REGULAR readers of my column in the newspaper may be aware of my battle with the powers that be to get rid of that annoying strap that sits beneath my name and gorgeous bonce!

‘Keeping up with the D’Arcy-Joneses’ has rather negative connotations for me.

Yes I have a posh name and of course I don’t regard myself as working class, but I’d like to think I’m a man of the people.

I don’t lord it over everyone saying, hey look at what my family are doing, aren’t we so much better than you, and I personally think placing ‘Keeping up with the D’Arcy-Joneses’ above my column might give off that impression.

And who wants to keep up with me anyway.

I drive a battered old Mondeo Estate, which on any given week almost certainly does a hundred miles with all the clubs I have to ferry my children to. I live in a semi-deatched house on a semi-respectable street. I don’t have Sky Television (mainly because the Beautiful Wife won’t let me!), and I only drink at the weekends, if I don’t have to be up early on the Saturday or Sunday.

Unfortunately, despite my pleas, the strap still remains.

I’ve been told it’s amusing, like my column used to be when I first started - rude!

I was also reminded that going away for six weeks to Australia and New Zealand probably didn’t help my cause in trying to create this unaspirational kind of image that I’m obviously going for.

So I thought, to hell with them. If they want aspirational, I’ll do something that will really make people jealous. Make readers want to be just like me.

I will write a play and get it put on in London. So I did, and it has!

It’s called In Search of England and it opens on Sunday above a pub in south London, where all good London Fringe Theatre should take place.

I should point out (in that I can be show-offy now) that In Search of England is not my first play. I’ve written two other plays, both for children, the first a sequel to the Tempest, which was performed on an actual island, and then a play about World War One called the Battle of Lilac Lawns.

This is my first proper grown-up piece and to say I’m excited about it would be a huge understatement.

Now try keeping up with that then.

No, I seriously would love you to because I if you’re going to have an aspirational column you might as well use it to really inspire people.

Essex University, along with the Mercury Theatre in Colchester have just launched the Essex Playwriting Competition and they are looking for burgeoning playwrights to submit their work.

People like me, who perhaps have been dabbling in playwriting for a while now. People who have been writing plays all their lives. But perhaps most excitingly people who have never thought about writing a play before.

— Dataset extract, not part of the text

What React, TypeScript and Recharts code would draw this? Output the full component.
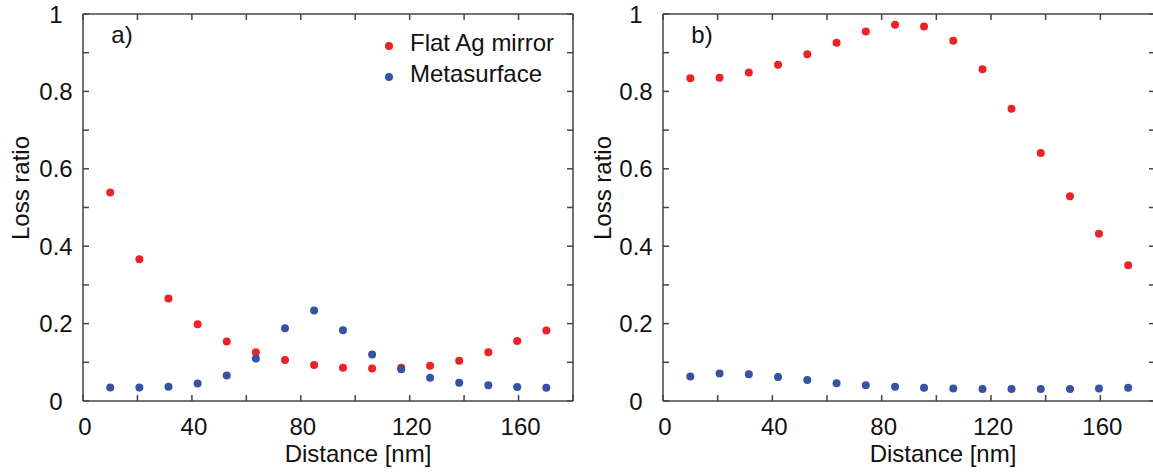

Perhaps someone who read this column and thought ‘hey if that joker D’Arcy-Jones can have a play on in London, then why not me’.

Exactly, why not you!

It’s just if you do make it the National Theatre or the Royal Court or the Old Vic, then don’t foget who got you writing in the first place, thank you very much.

NEIL D’ARCY-JONES

For more information on the Essex Playwriting Festival go to www.mercurytheatre.co.uk/get-involved/mercurytalent/playwriting-competition/

What My Kids Said This Week: “Why don’t you write a play about a Wizard? People like Wizards!”